▶ _Raw data_
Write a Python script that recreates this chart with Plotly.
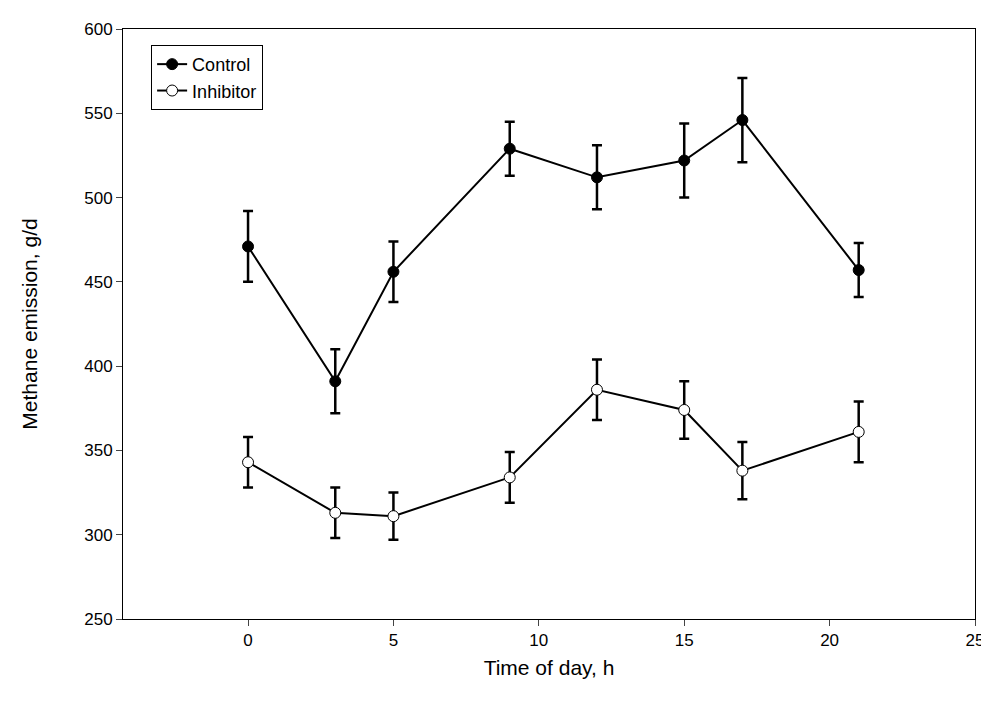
import plotly.graph_objects as go

hours = [0, 3, 5, 9, 12, 15, 17, 21]
control = [471, 391, 456, 529, 512, 522, 546, 457]
control_err = [21, 19, 18, 16, 19, 22, 25, 16]
inhibitor = [343, 313, 311, 334, 386, 374, 338, 361]
inhibitor_err = [15, 15, 14, 15, 18, 17, 17, 18]

fig = go.Figure()
for name, y, err, fill in [("Control", control, control_err, "black"),
                           ("Inhibitor", inhibitor, inhibitor_err, "white")]:
    fig.add_trace(go.Scatter(
        x=hours, y=y, name=name, mode="lines+markers",
        line=dict(color="black", width=2),
        marker=dict(size=11, color=fill, line=dict(color="black", width=1)),
        error_y=dict(type="data", array=err, color="black", thickness=2.5, width=5),
    ))

fig.update_layout(
    width=989, height=718,
    margin=dict(l=115, r=22, t=16, b=107),
    plot_bgcolor="white", paper_bgcolor="white",
    font=dict(family="Liberation Sans, Arial", size=17, color="black"),
    legend=dict(x=0.033, y=0.973, xanchor="left", yanchor="top",
                bordercolor="black", borderwidth=1, font=dict(size=18),
                tracegroupgap=2),
    showlegend=True,
)
fig.update_xaxes(range=[-4.3, 25], tickvals=[0, 5, 10, 15, 20, 25],
                 ticks="outside", ticklen=6, showline=True, linecolor="black",
                 mirror=True, showgrid=False, zeroline=False,
                 title=dict(text="Time of day, h", font=dict(size=21), standoff=10))
fig.update_yaxes(range=[250, 600], dtick=50, ticks="outside", ticklen=6,
                 showline=True, linecolor="black", mirror=True, showgrid=False,
                 zeroline=False,
                 title=dict(text="Methane emission, g/d", font=dict(size=21), standoff=40))

fig.write_html("out.html")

▶ _Problem to solve_
Could the lines from the top of the material through the line with "inhibitor_err = [15, 15, 14, 15, 18, 17, 17, 18]" be repeated exactly, pictures left out?

▶ _Task answer_
Write a Python script that recreates this chart with Plotly.
import plotly.graph_objects as go

hours = [0, 3, 5, 9, 12, 15, 17, 21]
control = [471, 391, 456, 529, 512, 522, 546, 457]
control_err = [21, 19, 18, 16, 19, 22, 25, 16]
inhibitor = [343, 313, 311, 334, 386, 374, 338, 361]
inhibitor_err = [15, 15, 14, 15, 18, 17, 17, 18]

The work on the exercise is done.